When my mum was alive, she sat in the same chair each night, listening to talk shows on her wireless. She usually had headphones on, turning the volume on her hearing aid to zero; probably to avoid my father’s pointless comments of the day from The Liverpool Echo. In her younger days, she would maybe smoke two cigarettes throughout the evening, whilst occasionally sipping gently a Cinzano Bianco, reflecting her character
I recall, sitting by my mums feet as a child, whilst my father sat alone on the couch. My older siblings were all out busy exploring their youth. By her side was a white mushroom lamp, and when she passed away, this was my memento, no gold interested me. The lamp is still the last light I see before I sleep.
My mum passed away in 2004 after a long illness, and slowly I have morphed to the place where she was happy and peaceful. My father has also passed, and now the couch remains empty. I could sit anywhere, but I graduate towards my mum’s chair, switch the radio on and instead of a Cinzano Bianco, a herbal tea is my choice of beverage.

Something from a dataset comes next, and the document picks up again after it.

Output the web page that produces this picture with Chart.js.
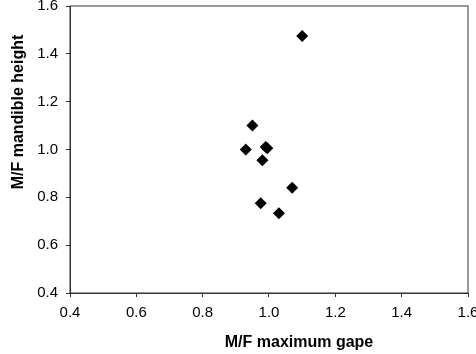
<!DOCTYPE html>
<html>
<head>
<meta charset="utf-8">
<script src="https://cdn.jsdelivr.net/npm/chart.js@4/dist/chart.umd.min.js"></script>
<style>
  html, body { margin: 0; padding: 0; background: #fff; }
  #wrap { width: 476px; height: 354px; position: relative; }
</style>
</head>
<body>
<div id="wrap"><canvas id="chart"></canvas></div>
<script>
// M/F ratios
const gapeRatio = [1.10, 0.95, 0.93, 0.99, 0.995, 0.98, 1.07, 0.975, 1.03];
const mandibleRatio = [1.475, 1.10, 1.00, 1.01, 1.005, 0.955, 0.84, 0.775, 0.733];
const xTitle = "M/F maximum gape";
const yTitle = "M/F mandible height";
const axisMin = 0.4;
const axisMax = 1.6;
const axisStep = 0.2;

const points = gapeRatio.map((g, i) => ({ x: g, y: mandibleRatio[i] }));

const tickFont = { family: '"Liberation Sans", Arial, sans-serif', size: 15 };

// box around the plot and the two axis titles
const frame = {
  id: "frame",
  afterDraw(chart) {
    const { ctx, chartArea: a } = chart;
    ctx.save();
    ctx.strokeStyle = "#333";
    ctx.lineWidth = 1;
    ctx.strokeRect(a.left, a.top, a.right - a.left, a.bottom - a.top);
    ctx.fillStyle = "#000";
    ctx.font = 'bold 16px "Liberation Sans", Arial, sans-serif';
    ctx.textAlign = "center";
    ctx.textBaseline = "middle";
    ctx.fillText(xTitle, 299, 343);
    ctx.translate(19, 112);
    ctx.rotate(-Math.PI / 2);
    ctx.fillText(yTitle, 0, 0);
    ctx.restore();
  }
};

// keep the plot box where the reference has it, labels may overhang
function noPad(scale) {
  scale.paddingLeft = 0;
  scale.paddingRight = 0;
  scale.paddingTop = 0;
  scale.paddingBottom = 0;
}

new Chart(document.getElementById("chart"), {
  type: "scatter",
  data: {
    datasets: [{
      data: points,
      pointStyle: "rectRot",
      pointRadius: 6,
      pointHoverRadius: 6,
      backgroundColor: "#000",
      borderColor: "#000",
      borderWidth: 0
    }]
  },
  options: {
    responsive: true,
    maintainAspectRatio: false,
    animation: false,
    layout: { padding: { top: 5, right: 8, left: 0, bottom: 0 } },
    plugins: { legend: { display: false }, tooltip: { enabled: false } },
    scales: {
      x: {
        type: "linear",
        min: axisMin,
        max: axisMax,
        afterFit(scale) { scale.height = 61; noPad(scale); },
        border: { color: "#333", width: 1 },
        grid: { drawOnChartArea: false, tickLength: 4, color: "#333" },
        ticks: {
          stepSize: axisStep,
          padding: 7,
          color: "#000",
          font: tickFont,
          callback: v => v.toFixed(1)
        }
      },
      y: {
        type: "linear",
        min: axisMin,
        max: axisMax,
        afterFit(scale) { scale.width = 70; noPad(scale); },
        border: { color: "#333", width: 1 },
        grid: { drawOnChartArea: false, tickLength: 4, color: "#333" },
        ticks: {
          stepSize: axisStep,
          padding: 8,
          color: "#000",
          font: tickFont,
          callback: v => v.toFixed(1)
        }
      }
    }
  },
  plugins: [frame]
});
</script>
</body>
</html>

To sit in her chair, copying her ways brings me comfort and worry in equal measures. There are times when I feel I haven’t moved on, almost as if the emotions of a grieving child are still at the raw stage. But tonight, I can feel her warmth and love comforting me. Feeling safe and loved I just want to embrace her and tell her that I love and miss her, but how can you hug a spirit?
Her home has undergone many changes throughout the years, colours, shapes and furniture; making the home almost unrecognisable from my childhood. But the bricks still hold the voices from the past, occasionally whispering tales of yesteryear, and tonight, as I seek comfort in mum’s chair, the only voices I hear are soothing and loving.